Irak Segera Diperkuat F-16

id Irak

Irak Segera Diperkuat F-16

Pesawat tempur F-16 C milik AU AS di atas udara Irak tahun 2008 (en.wikipedia.org)

Baghdad (ANTARA/Reuters) - Irak akan menerima 24 dari 36 jet tempur F-16 yang dipesannya dari AS pada awal 2014, kata seorang pejabat tinggi kepada Reuters, Minggu.
           
Pada masa pemerintahan Presiden Saddam Hussein, Angkatan Udara Irak merupakan salah satu yang terbesar di kawasan itu dengan ratusan jet yang sebagian besar buatan eks-Uni Sovyet.
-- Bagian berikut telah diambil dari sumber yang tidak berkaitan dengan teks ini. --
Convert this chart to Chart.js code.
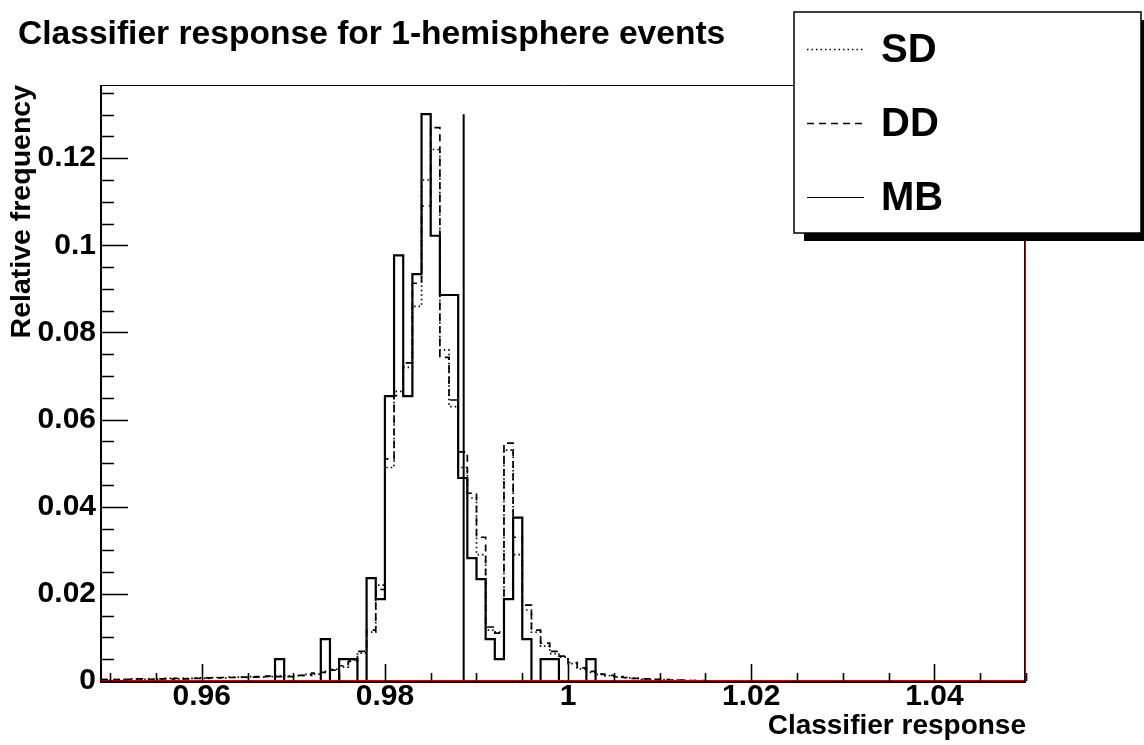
<!DOCTYPE html>
<html>
<head>
<meta charset="utf-8">
<title>Classifier response for 1-hemisphere events</title>
<script src="https://cdn.jsdelivr.net/npm/chart.js@4.4.0/dist/chart.umd.min.js"></script>
<style>
  html, body { margin: 0; padding: 0; background: #fff; }
  #wrap { width: 1144px; height: 745px; }
</style>
</head>
<body>
<div id="wrap"><canvas id="chart" width="1144" height="745"></canvas></div>
<script>
// binning: 101 bins of width 0.001 starting at 0.949
const binLow = 0.949;
const binWidth = 0.001;
const xRange = [0.949, 1.050];
const yRange = [0, 0.1368];

// relative frequency per bin, 10 bins per row
const sdValues = [
  0.0004, 0.0003, 0.0003, 0.0005, 0.0004, 0.0005, 0.0004, 0.0006, 0.0005, 0.0006,
  0.0007, 0.0006, 0.0008, 0.0007, 0.0009, 0.0008, 0.0010, 0.0009, 0.0010, 0.0012,
  0.0012, 0.0012, 0.0015, 0.0016, 0.0022, 0.0027, 0.0032, 0.0048, 0.0064, 0.0112,
  0.0220, 0.0490, 0.0665, 0.0720, 0.0860, 0.1150, 0.1220, 0.0760, 0.0630, 0.0490,
  0.0420, 0.0290, 0.0117, 0.0112, 0.0530, 0.0290, 0.0163, 0.0112, 0.0080, 0.0063,
  0.0055, 0.0040, 0.0028, 0.0020, 0.0015, 0.0012, 0.0009, 0.0007, 0.0006, 0.0004,
  0.0003, 0.0003, 0.0002, 0.0001, 0.0001, 0, 0, 0, 0, 0,
  0, 0, 0, 0, 0, 0, 0, 0, 0, 0,
  0, 0, 0, 0, 0, 0, 0, 0, 0, 0,
  0, 0, 0, 0, 0, 0, 0, 0, 0, 0,
  0
];
const ddValues = [
  0.0003, 0.0003, 0.0004, 0.0004, 0.0005, 0.0004, 0.0005, 0.0005, 0.0006, 0.0005,
  0.0006, 0.0007, 0.0007, 0.0008, 0.0008, 0.0009, 0.0009, 0.0010, 0.0011, 0.0010,
  0.0010, 0.0013, 0.0013, 0.0018, 0.0020, 0.0025, 0.0035, 0.0045, 0.0068, 0.0117,
  0.0210, 0.0510, 0.0655, 0.0730, 0.0913, 0.1090, 0.1270, 0.0743, 0.0645, 0.0526,
  0.0431, 0.0330, 0.0124, 0.0110, 0.0546, 0.0330, 0.0174, 0.0117, 0.0087, 0.0068,
  0.0057, 0.0042, 0.0030, 0.0022, 0.0016, 0.0013, 0.0010, 0.0008, 0.0006, 0.0005,
  0.0004, 0.0003, 0.0002, 0.0002, 0.0001, 0.0001, 0, 0, 0, 0,
  0, 0, 0, 0, 0, 0, 0, 0, 0, 0,
  0, 0, 0, 0, 0, 0, 0, 0, 0, 0,
  0, 0, 0, 0, 0, 0, 0, 0, 0, 0,
  0
];
const mbValues = [
  0, 0, 0, 0, 0, 0, 0, 0, 0, 0,
  0, 0, 0, 0, 0, 0, 0, 0, 0, 0.0050,
  0, 0, 0, 0, 0.0096, 0, 0.0050, 0.0050, 0, 0.0236,
  0.0188, 0.0654, 0.0977, 0.0654, 0.0934, 0.1301, 0.1022, 0.0886, 0.0886, 0.0466,
  0.0282, 0.0234, 0.0096, 0.0050, 0.0188, 0.0375, 0.0096, 0, 0.0050, 0.0050,
  0, 0, 0, 0.0050, 0, 0, 0, 0, 0, 0,
  0, 0, 0, 0, 0, 0, 0, 0, 0, 0,
  0, 0, 0, 0, 0, 0, 0, 0, 0, 0,
  0, 0, 0, 0, 0, 0, 0, 0, 0, 0,
  0, 0, 0, 0, 0, 0, 0, 0, 0, 0,
  0
];

// classifier cut
const cutValue = 0.9886;
const cutHeight = 0.1301;

const seriesNames = ["SD", "DD", "MB"];

const FONT = "'Liberation Sans', Arial, Helvetica, sans-serif";

// left edges plus the closing edge, one step point per edge
function toSteps(values) {
  const pts = values.map((v, i) => ({ x: +(binLow + i * binWidth).toFixed(4), y: v }));
  pts.push({ x: +(binLow + values.length * binWidth).toFixed(4), y: values[values.length - 1] });
  return pts;
}

// frame, red zero/edge lines and inward ticks
const rootFrame = {
  id: "rootFrame",
  afterDatasetsDraw(chart) {
    const { ctx, chartArea: a, scales: { x, y } } = chart;
    ctx.save();
    ctx.strokeStyle = "#000";

    // top border
    ctx.lineWidth = 1;
    ctx.beginPath();
    ctx.moveTo(a.left, a.top + 0.5);
    ctx.lineTo(a.right, a.top + 0.5);
    ctx.stroke();

    // left and bottom axes
    ctx.lineWidth = 2;
    ctx.beginPath();
    ctx.moveTo(a.left, a.top);
    ctx.lineTo(a.left, a.bottom + 1);
    ctx.lineTo(a.right, a.bottom + 1);
    ctx.stroke();

    // red lines along zero and the upper x edge
    const y0 = y.getPixelForValue(0);
    const xr = x.getPixelForValue(xRange[1]);
    ctx.strokeStyle = "#d00000";
    ctx.lineWidth = 1;
    ctx.beginPath();
    ctx.moveTo(a.left, y0 - 0.5);
    ctx.lineTo(xr, y0 - 0.5);
    ctx.moveTo(xr - 0.5, y0);
    ctx.lineTo(xr - 0.5, a.top);
    ctx.stroke();
    ctx.strokeStyle = "#000";
    ctx.beginPath();
    ctx.moveTo(xr - 1.5, a.top);
    ctx.lineTo(xr - 1.5, y0);
    ctx.stroke();

    // y ticks: major every 0.02, minor every 0.005
    ctx.lineWidth = 1.6;
    ctx.beginPath();
    for (let k = 0; k * 0.005 <= yRange[1]; k++) {
      const py = Math.round(y.getPixelForValue(k * 0.005)) + 0.5;
      const len = k % 4 === 0 ? 27 : 13;
      ctx.moveTo(a.left, py);
      ctx.lineTo(a.left + len, py);
    }
    // x ticks: major every 0.02, minor every 0.005
    for (let k = 0; k <= 20; k++) {
      const px = Math.round(x.getPixelForValue(0.95 + k * 0.005)) + 0.5;
      const len = (k - 2) % 4 === 0 ? 17 : 8;
      ctx.moveTo(px, a.bottom);
      ctx.lineTo(px, a.bottom - len);
    }
    ctx.stroke();
    ctx.restore();
  }
};

// title and boxed legend with drop shadow
const rootDecor = {
  id: "rootDecor",
  afterDraw(chart) {
    const { ctx } = chart;
    ctx.save();
    ctx.fillStyle = "#000";
    ctx.font = "bold 33.6px " + FONT;
    ctx.textBaseline = "alphabetic";
    ctx.textAlign = "left";
    ctx.fillText("Classifier response for 1-hemisphere events", 18, 44);

    const box = { x: 794, y: 12, w: 347, h: 221 };
    ctx.fillStyle = "#000";
    ctx.fillRect(box.x + 10, box.y + 8, box.w, box.h);
    ctx.fillStyle = "#fff";
    ctx.fillRect(box.x, box.y, box.w, box.h);
    ctx.strokeStyle = "#000";
    ctx.lineWidth = 1.5;
    ctx.strokeRect(box.x, box.y, box.w, box.h);

    ctx.font = "bold 40px " + FONT;
    ctx.textBaseline = "middle";
    seriesNames.forEach((name, i) => {
      const ds = chart.data.datasets.find(d => d.label === name);
      const cy = box.y + 37 + i * 74;
      ctx.strokeStyle = ds.borderColor;
      ctx.lineWidth = ds.legendWidth;
      ctx.setLineDash(ds.borderDash || []);
      ctx.beginPath();
      ctx.moveTo(box.x + 13, cy + 0.5);
      ctx.lineTo(box.x + 70, cy + 0.5);
      ctx.stroke();
      ctx.setLineDash([]);
      ctx.fillStyle = "#000";
      ctx.fillText(name, box.x + 87, cy + 2);
    });
    ctx.restore();
  }
};

new Chart(document.getElementById("chart"), {
  type: "line",
  data: {
    datasets: [
      {
        label: "SD",
        data: toSteps(sdValues),
        borderColor: "#000",
        borderWidth: 1.7,
        legendWidth: 1.5,
        borderDash: [1.5, 3],
        stepped: "before"
      },
      {
        label: "DD",
        data: toSteps(ddValues),
        borderColor: "#000",
        borderWidth: 1.7,
        legendWidth: 1.5,
        borderDash: [7, 5],
        stepped: "before"
      },
      {
        label: "MB",
        data: toSteps(mbValues),
        borderColor: "#000",
        borderWidth: 2.2,
        legendWidth: 1.2,
        stepped: "before"
      },
      {
        label: "cut",
        data: [{ x: cutValue, y: 0 }, { x: cutValue, y: cutHeight }],
        borderColor: "#000",
        borderWidth: 2
      }
    ]
  },
  options: {
    responsive: false,
    animation: false,
    events: [],
    elements: { point: { radius: 0 }, line: { tension: 0, fill: false } },
    layout: { padding: { top: 85, right: 118, left: 0, bottom: 0 } },
    plugins: {
      legend: { display: false },
      title: { display: false },
      tooltip: { enabled: false }
    },
    scales: {
      x: {
        type: "linear",
        min: xRange[0],
        max: xRange[1],
        grid: { display: false, drawTicks: false },
        border: { display: false },
        afterFit(scale) { scale.height = 64; },
        ticks: {
          stepSize: 0.02,
          includeBounds: false,
          autoSkip: false,
          maxRotation: 0,
          padding: 1,
          color: "#000",
          font: { family: FONT, size: 30, weight: "bold", lineHeight: 1 },
          callback: v => String(+v.toFixed(2))
        },
        title: {
          display: true,
          text: "Classifier response",
          align: "end",
          color: "#000",
          padding: { top: 0, bottom: 2 },
          font: { family: FONT, size: 28, weight: "bold" }
        }
      },
      y: {
        type: "linear",
        min: yRange[0],
        max: yRange[1],
        grid: { display: false, drawTicks: false },
        border: { display: false },
        afterFit(scale) { scale.width = 101; },
        ticks: {
          stepSize: 0.02,
          includeBounds: false,
          autoSkip: false,
          padding: 5,
          color: "#000",
          font: { family: FONT, size: 30, weight: "bold" },
          callback: v => String(+v.toFixed(2))
        },
        title: {
          display: true,
          text: "Relative frequency",
          align: "end",
          color: "#000",
          padding: { top: 5, bottom: 0 },
          font: { family: FONT, size: 28.5, weight: "bold" }
        }
      }
    }
  },
  plugins: [rootFrame, rootDecor]
});
</script>
</body>
</html>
Militer Irak dibubarkan setelah invasi pimpinan AS pada 2003 yang menggulingkan Saddam.
           
Juli lalu, Perdana Menteri Nuri Al-Maliki melipatgandakan jumlah pesawat tempur yang akan dibeli untuk memperkuat angkatan udara yang terabaikan selama kurun waktu panjang ketika Irak bergantung pada dukungan udara AS.
           
Iskander Witwit, wakil ketua komite pertahanan dan keamanan parlemen, mengatakan, rombongan pertama 24 pesawat itu akan membentuk dua skwadron angkatan udara.
           
"Irak berniat memiliki perlengkapan yang lebih canggih daripada yang dimiliki negara-negara tetangga. Negara-negara tetangga kecil seperti Kuwait bahkan memiliki lima skwadron," kata Witwit.
           
Irak akan mengikuti pasar untuk pesawat-pesawat lain di masa datang, kata Witwit, dengan menambahkan bahwa pilot sudah melakukan latihan untuk menerbangkan pesawat baru F-16.
           
Sejumlah negara tetangga dan Massud Barzani, presiden wilayah otonomi Irak Kurdistan, telah mengungkapkan kekhawatiran atas pembelian jet-jet tempur itu oleh Baghdad.
           
Minggu (22/4), Barzani mengatakan, ia menentang penjualan pesawat tempur F-16 kepada Irak bila Maliki masih menjadi PM, karena ia khawatir pesawat-pesawat itu akan digunakan untuk menyerang Kurdistan.
           
Namun, Witwit menepis kekhawatiran itu dengan mengatakan kepada Reuters, jet-jet tempur itu dimaksudkan untuk mempertahankan Irak, tidak untuk "satu orang".
           
Pemimpin Kurdistan itu sebelumnya menuduh Maliki bergerak ke arah kediktatoran dan mengatakan, PM tersebut bertujuan "membunuh proses demokrasi" setelah ketua komisi pemilu Irak ditangkap atas tuduhan korupsi.
           
Irak dilanda kekerasan yang menewaskan puluhan orang dan kemelut politik sejak pasukan AS menyelesaikan penarikan dari negara itu pada 18 Desember 2011, meninggalkan tanggung jawab keamanan kepada pasukan Irak.